Saynète n° 113.2
Banfi, Angelucci, Shepard, Moore, Onorati,
Delli Colli, Tafani, Cattarinichi, Magistretti,
Normann, Tasso, Tiberi, Harris, Ridolfi, Liberati,
Sisi, De Leonardis, Errico, Potts, Ferretti,
Free, Muygleston, Castellani, Agati,
Lucchini, Sabatini, Brescini, Proietti,
Muratori, Diamanti, Aurellotti, Pettani,
Carlino, Simili, Grassi, Cancellara, Fochetti,
Chessari, Micolizzi, Bosi, Polidoro,
Nozzoli, Porro, Bergamini, Monacchia,
De Santis, Sisi, ne savent pas que la profondeur
De l’automate qui, inspiré et inlassable, travaille
N’est pas ici : que, à cause de vous, il frappe
Aux portes de lui-même et ne répond pas.
Pier Paolo Pasolini, Sonnets, traduction et postface de René de Ceccatty, édition bilingue, Paris, nrf / Poésie Gallimard, n° 476, 2012, p. 107
Guido Furci
03/10/2020
Banfi, Angelucci, Shepard … : comme c’est souvent le cas, un enchaînement de noms propres entraîne un effet d’anonymisation. C’est ce qui se passe dans les génériques que la plupart des gens n’arrivent pas à lire jusqu’au bout, même au cinéma. Au fond, les trois premières strophes du Sonnet 50 sont un générique.
Londres-Rye : un lieu de tournage – et pour certains de pèlerinage – où il ne reste presque aucune trace des Contes de Canterbury. Deuxième volet de la « Trilogie de la Vie », ce film me rappelle mon premier blocage au lycée. Il avait duré environ une semaine (c’était peu après les émeutes anti-G8 de Gênes, en 2001). On dormait dans les salles de cours et dans le grand amphithéâtre, où nos nuits étaient scandées par des projections de films des années 1970. Je ne savais pas quoi penser de ce que je vivais. Je ne savais pas trop quoi penser des films de Pasolini non plus. J’avais l’impression qu’ils finissaient souvent par dire le contraire de ce qu’ils voulaient/devaient. Et pourtant, bien que cela ait scandalisé pas mal de gens – à l’époque je n’étais pas au courant, je le découvrirais quelques années plus tard –, moi ça m’a plutôt donné envie d’en savoir plus, non seulement sur le réalisateur, mais aussi sur l’homme, sur l’intellectuel, sur le poète.

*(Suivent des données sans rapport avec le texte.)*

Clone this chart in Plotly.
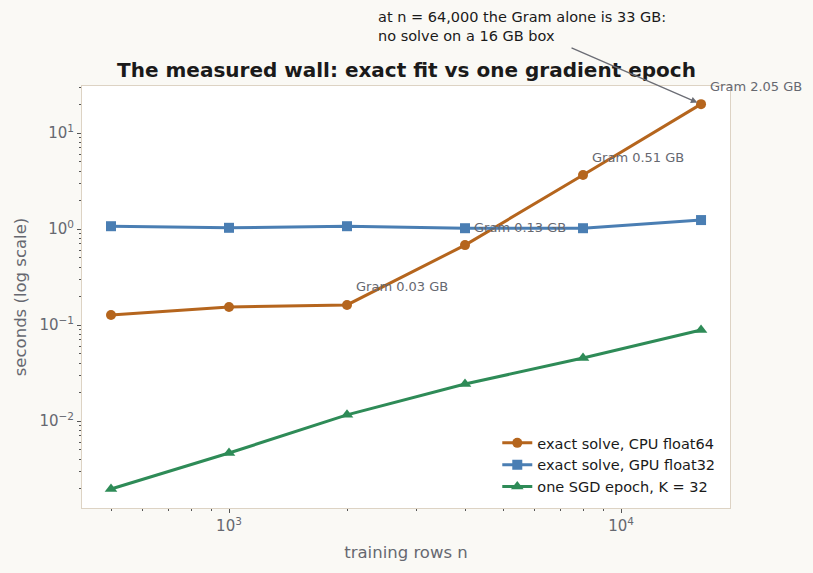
import math
import plotly.graph_objects as go

n_rows = [500, 1000, 2000, 4000, 8000, 16000]
cpu_f64 = [0.127, 0.154, 0.162, 0.68, 3.65, 20.0]
gpu_f32 = [1.07, 1.03, 1.07, 1.02, 1.02, 1.24]
sgd_epoch = [0.00196, 0.00464, 0.0116, 0.0243, 0.0453, 0.0887]
gram_n = [2000, 4000, 8000, 16000]
gram_gb = [0.03, 0.13, 0.51, 2.05]

FONT = "DejaVu Sans"
GRAY = "#666870"

fig = go.Figure()
series = [
    ("exact solve, CPU float64", cpu_f64, "#b5651d", "circle", 10),
    ("exact solve, GPU float32", gpu_f32, "#4a7eb3", "square", 10),
    ("one SGD epoch, K = 32", sgd_epoch, "#2e8b57", "triangle-up", 11),
]
for name, ys, col, sym, ms in series:
    fig.add_trace(go.Scatter(x=n_rows, y=ys, name=name, mode="lines+markers",
                             line=dict(color=col, width=3),
                             marker=dict(symbol=sym, size=ms, color=col)))

gy = dict(zip(n_rows, cpu_f64))
for n, g in zip(gram_n, gram_gb):
    fig.add_annotation(x=math.log10(n), y=math.log10(gy[n]), xref="x", yref="y",
                       text=f"Gram {g:.2f} GB",
                       showarrow=False, xanchor="left", yanchor="middle",
                       xshift=7, yshift=18, font=dict(family=FONT, size=13, color=GRAY))

fig.add_annotation(x=math.log10(16000), y=math.log10(cpu_f64[-1]), xref="x", yref="y", text="",
                   showarrow=True, ax=-131, ay=-57, axref="pixel", ayref="pixel",
                   arrowhead=2, arrowsize=1, arrowwidth=1.3, arrowcolor="#6b6d75", standoff=4)
fig.add_annotation(x=(376 - 82) / 648, y=(508 - 26.5) / 422, xref="paper", yref="paper",
                   text="at n = 64,000 the Gram alone is 33 GB:<br>no solve on a 16 GB box",
                   showarrow=False, xanchor="left", yanchor="middle", align="left",
                   font=dict(family=FONT, size=14.5, color="#1a1a1a"))

minor_x = [v * m for v in (100, 1000, 10000) for m in range(2, 10)]
minor_y = [v * m for v in (0.001, 0.01, 0.1, 1, 10) for m in range(2, 10)]

axis_common = dict(showline=True, linecolor="#ddd3c4", linewidth=1, mirror=True,
                   showgrid=False, zeroline=False, ticks="outside", ticklen=4,
                   tickcolor="#555", tickfont=dict(family=FONT, size=15, color=GRAY))

fig.update_xaxes(type="log", range=[2.625, 4.278],
                 tickvals=[1000, 10000], ticktext=["10<sup>3</sup>", "10<sup>4</sup>"],
                 minor=dict(tickvals=minor_x, ticks="outside", ticklen=2, tickcolor="#555"),
                 title=dict(text="training rows n", font=dict(family=FONT, size=16.5, color=GRAY), standoff=12),
                 **axis_common)
fig.update_yaxes(type="log", range=[-2.906, 1.49],
                 tickvals=[0.01, 0.1, 1, 10],
                 ticktext=["10<sup>\u22122</sup>", "10<sup>\u22121</sup>", "10<sup>0</sup>", "10<sup>1</sup>"],
                 minor=dict(tickvals=minor_y, ticks="outside", ticklen=2, tickcolor="#555"),
                 title=dict(text="seconds (log scale)", font=dict(family=FONT, size=16.5, color=GRAY), standoff=8),
                 **axis_common)

fig.update_layout(
    width=813, height=573,
    margin=dict(l=82, r=83, t=86, b=65),
    paper_bgcolor="#faf9f5", plot_bgcolor="#ffffff",
    font=dict(family=FONT, color=GRAY),
    title=dict(text="<b>The measured wall: exact fit vs one gradient epoch</b>",
               x=0.5, xanchor="center", y=1 - 70 / 573, yanchor="middle", yref="container",
               font=dict(family=FONT, size=20, color="#1a1a1a")),
    legend=dict(x=0.985, y=0.012, xanchor="right", yanchor="bottom",
                bgcolor="rgba(255,255,255,0.8)", borderwidth=0,
                font=dict(family=FONT, size=14.5, color="#1a1a1a"),
                itemwidth=30, tracegroupgap=0),
    showlegend=True,
)

fig.write_html("out.html")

Faites pour être regardées plus que lues (quoique l’arrêt sur image nous permette de lire beaucoup plus aisément que d’habitude), les trois premières strophes du sonnet nous renseignent sur la vacuité des présents, en réifiant ceux qui, en revanche, manquent à l’appel. Ninetto (Davoli) appartient ici à cette dernière cohorte. C’est à lui que s’adressent les carnets de voyage et de travail, avec tous les vers qu’ils contiennent. C’est sans doute pour lui l’enjambement qui rapproche en une seule phrase « profondeur », « automate » et « inspiration ».
Dans un essai à plusieurs égards fondateur, Franco Fortini affirme, non sans provocation, qu’il existe deux catégories de poètes : les poètes « obscurs » et les poètes « difficiles ». (Pas étonnant que l’essai en question, publié en 1991 dans la revue « L’Asino d’Oro », s’intitule Oscurità e difficoltà.) Selon Fortini, la poésie obscure n’est pas faite pour être comprise jusqu’au bout, autrement dit il s’agit d’une poésie dont les vers sont pensés pour qu’ils demeurent, malgré tout, (quelque peu) « indéchiffrables ». La poésie difficile, en revanche, est une poésie qui ne se dévoile pas de prime abord, mais dont les vers sèment suffisamment d’indices pour que le lecteur, tel un détective, puisse trouver une interprétation fiable et « résoudre le mystère ». Dans le discours de Fortini, il est clair que très souvent, pour déchiffrer un poème « difficile », il suffit de connaître un nombre suffisant d’éléments issus de la biographie de l’auteur qui en est à l’origine.
Si l’on décidait de regrouper les poètes du XXe siècle en fonction des classements typologiques proposés par Fortini, il est fort probable que le nom de Pasolini figurerait parmi ceux des poètes « difficiles ». Aucun doute quant au fait que les Sonnets en sont la preuve. Et Ninetto une preuve (tout autant qu’une clé).